Figure 7 shows a fixing plate 160 used in conjunction with the apparatus 20. The fixing plate 160 is secured to the platform 27 and provides one or more threaded fixtures 161 and/or textured regions 162 including protrusions and/or recesses, to aid engagement of solidified curable material 25 with the platform 27. The fixing plate 160 may be releasably secured to the platform 27 and permanently affixed to a fabricated object. Additional attachments, such as a threaded bar 163, are securable to the threaded fixtures 161 during the fabrication process, thereby extending the length of the fixing within a fabricated object.

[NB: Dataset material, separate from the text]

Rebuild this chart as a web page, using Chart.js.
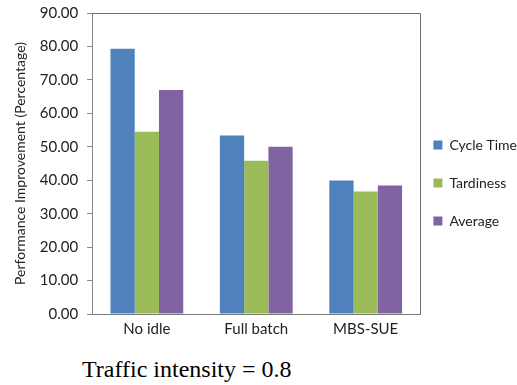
<!DOCTYPE html>
<html>
<head>
<meta charset="utf-8">
<script src="https://cdn.jsdelivr.net/npm/chart.js@4/dist/chart.umd.min.js"></script>
<style>
  html, body { margin: 0; padding: 0; background: #fff; }
  #wrap { position: relative; width: 517px; height: 385px; }
  #c { position: absolute; left: 0; top: 0; }
  #caption { position: absolute; left: 82px; top: 355px; font-family: "Liberation Serif", "Times New Roman", serif; font-size: 24px; line-height: 28px; color: #000; white-space: nowrap; }
</style>
</head>
<body>
<div id="wrap">
  <canvas id="c" width="517" height="351"></canvas>
  <div id="caption">Traffic intensity = 0.8</div>
</div>
<script>
const categories = ["No idle", "Full batch", "MBS-SUE"];
const cycleTime = [79.3, 53.4, 39.9];
const tardiness = [54.5, 45.8, 36.6];
const average = [67.0, 50.0, 38.4];
const seriesNames = ["Cycle Time", "Tardiness", "Average"];
const yAxisTitle = "Performance Improvement (Percentage)";

const FONT = "Lato, 'Liberation Sans', sans-serif";

const borderBox = {
  id: 'borderBox',
  afterDatasetsDraw(chart) {
    const {ctx, chartArea: a} = chart;
    ctx.save();
    ctx.strokeStyle = '#6e6e6e';
    ctx.lineWidth = 1;
    ctx.beginPath();
    ctx.moveTo(Math.round(a.left), Math.round(a.top) + 0.5);
    ctx.lineTo(Math.round(a.right) + 0.5, Math.round(a.top) + 0.5);
    ctx.lineTo(Math.round(a.right) + 0.5, Math.round(a.bottom) + 0.5);
    ctx.stroke();
    ctx.restore();
  }
};

// place legend a fixed gap to the right of the plot, vertically centred at a given line
const legendPlace = {
  id: 'legendPlace',
  afterLayout(chart) {
    const lg = chart.legend;
    if (!lg) return;
    const pad = lg.options.labels.padding;
    const dx = (chart.chartArea.right + 13 - pad) - lg.left;
    lg.left += dx; lg.right += dx;
    const h = lg.bottom - lg.top;
    const targetCenter = 183;
    lg.top = targetCenter - h / 2;
    lg.bottom = lg.top + h;
  }
};

new Chart(document.getElementById('c'), {
  type: 'bar',
  data: {
    labels: categories,
    datasets: [
      { label: seriesNames[0], data: cycleTime, backgroundColor: '#4F81BD' },
      { label: seriesNames[1], data: tardiness, backgroundColor: '#9BBB59' },
      { label: seriesNames[2], data: average, backgroundColor: '#8064A2' }
    ]
  },
  options: {
    responsive: false,
    animation: false,
    devicePixelRatio: 1,
    datasets: { bar: { categoryPercentage: 0.665, barPercentage: 1.0 } },
    layout: { padding: { top: 13, left: 10, right: -21, bottom: 7 } },
    plugins: {
      legend: {
        position: 'right',
        labels: {
          boxWidth: 9, boxHeight: 9, padding: 24,
          color: '#222', font: { family: FONT, size: 14 }
        }
      },
      tooltip: { enabled: false },
      title: { display: false }
    },
    scales: {
      x: {
        grid: { display: false, drawTicks: false, tickLength: 0 },
        border: { color: '#7a7a7a' },
        ticks: { color: '#222', font: { family: FONT, size: 15 }, padding: 6 }
      },
      y: {
        min: 0, max: 90,
        afterFit(scale) { scale.paddingTop = 0; scale.paddingBottom = 0; },
        ticks: { stepSize: 10, color: '#222', font: { family: FONT, size: 15 }, padding: 9,
                 callback: v => v.toFixed(2) },
        grid: { drawOnChartArea: false, drawTicks: true, tickLength: 5, color: '#868686' },
        border: { color: '#868686' },
        title: { display: true, text: yAxisTitle, color: '#222', font: { family: FONT, size: 14 }, padding: 2 }
      }
    }
  },
  plugins: [borderBox, legendPlace]
});
</script>
</body>
</html>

Figures 8A to 8E show the fixing plate 160 attached to the platform 27 during various stages of the apparatus 20 fabricating a further alternative object 164. Figure 8A shows the fixing plate 160 connected to the platform 27 by a plurality of mechanical fasteners 165. Figure 8B shows a number of layers of the object 164 fabricated in contact with the fixing plate 160, threaded fixtures 161 and perforated region 162. An extender rod 163 and a load spreading fixture 169 are also connected to some of the threaded fixtures 161. Figure 8C shows a later stage of the fabrication process, where the platform 27 is rotated, thereby tilting the object 164 engaged with the fixing plate 160. Figure 8D shows the complete object 164 having an additional fixing plate 166 connected to a top surface thereof by two additional threaded fixtures 167. Respective removable lifting fixtures 168 are connected to the threaded fixtures 167. Figure 8E shows the object 164 removed from the platform 27 with both fixing plates 160, 166 engaged with the object 164.

It will be apparent that obvious variations or modifications may be made to the present invention in accordance with the spirit of the invention and which are intended to be part of the invention . Although the invention is described above with reference to specific embodiments, it will be appreciated that it is not limited to those embodiments and may be embodied in other forms.